High winds and the door blows open. It’s a new door. Modern. It has a knob and a lock. But in the high wind, it still blows open.

Fifty feet away, and 50 feet higher, near the top of a maple tree, a squirrel has a nest. He (or she) started building it at about the time the door was installed. He did not go to Lowe’s or Home Despot for parts. He did not have it professional installed by a Talented Team of Professional Crafts-people. (Awful, awkward term, “crafts-people,” but these days…)

What he did was forage around for twigs and sticks and dry leaves and built the thing himself. And when the wind blows and the maples sway, the nest…. stays right there and sways along with the treetop.

The door does not blow open. The furniture does not get thrown around. The nest just stays there. Maybe a few twigs fall off. If so, Forage The Squirrel runs up and down the tree a few times and fixes his house.

Door-O-Rama has spent tens of millions of dollars designing and building doors.

Forage The Squirrel has spent nothing.
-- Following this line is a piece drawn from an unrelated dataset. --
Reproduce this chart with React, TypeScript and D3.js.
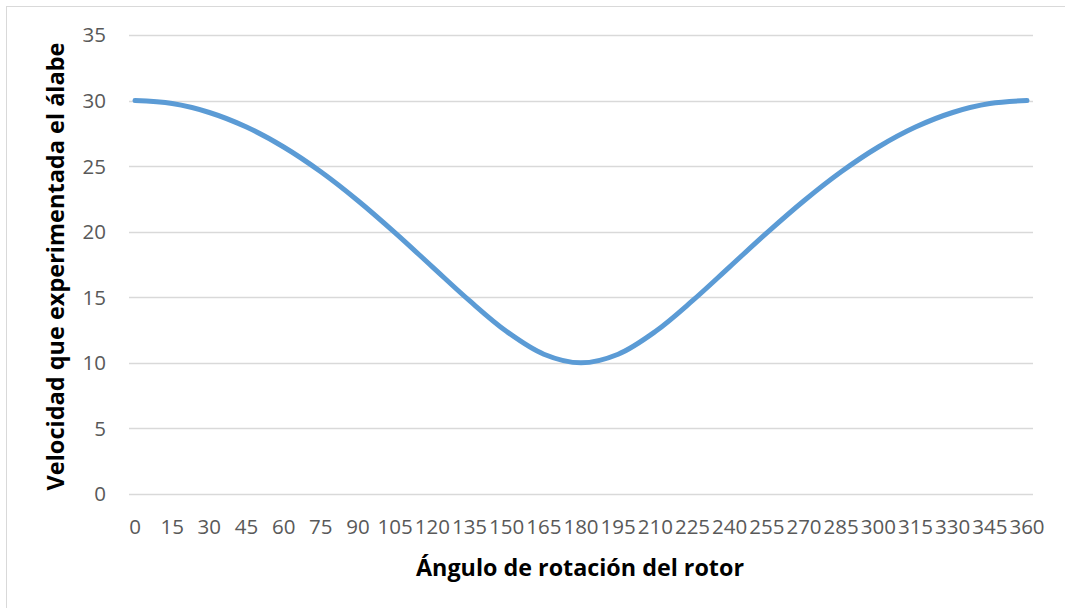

Doesn’t even know what money is. Doesn’t even know what doors are. But he can build a whole nest that withstands the worst wind and rain (and probably snow) and doesn’t have to call customer service to get the thing fixed when it doesn’t work right.

So from this, we determine that squirrels are better engineers than humans. And now we have to figure out a way to hire them to build our houses, factories, barns, bridges and roads.

This, of course, will lead to two probable events:

First, our houses, factories, barns, bridges and roads will improve in a geometric progression.

Second, some enterprising beavers will figure out that they build dams better than humans can, and if they can do that – why not build other things, too. Like factories, barns, bridges and roads. Hence, competition. Very American.

Someone tip off the buyout companies. Kohlberg-Kravis-Squirrel & Beaver has a nice ring to it.

But this is not without problems. Forage has backdated the nut options for his crew. And he doesn’t pay a phone bill. He just sits on the poll, chews up the insulation and makes calls for free. These legal difficulties may delay the acquisition.

But it’s still a good idea. You never hear about rebates or zero percent financing when squirrels are in charge. You never hear about plant closings or pension defaults. They just build and scurry around chasing each other.

Their stuff lasts. Their guarantees are iron clad – no small print.

And talk about low prices? These guys work for peanuts. Acorns. Beijing, eat your heart out.

I'm Wes Richards, my opinions are my own, but you're welcome to them.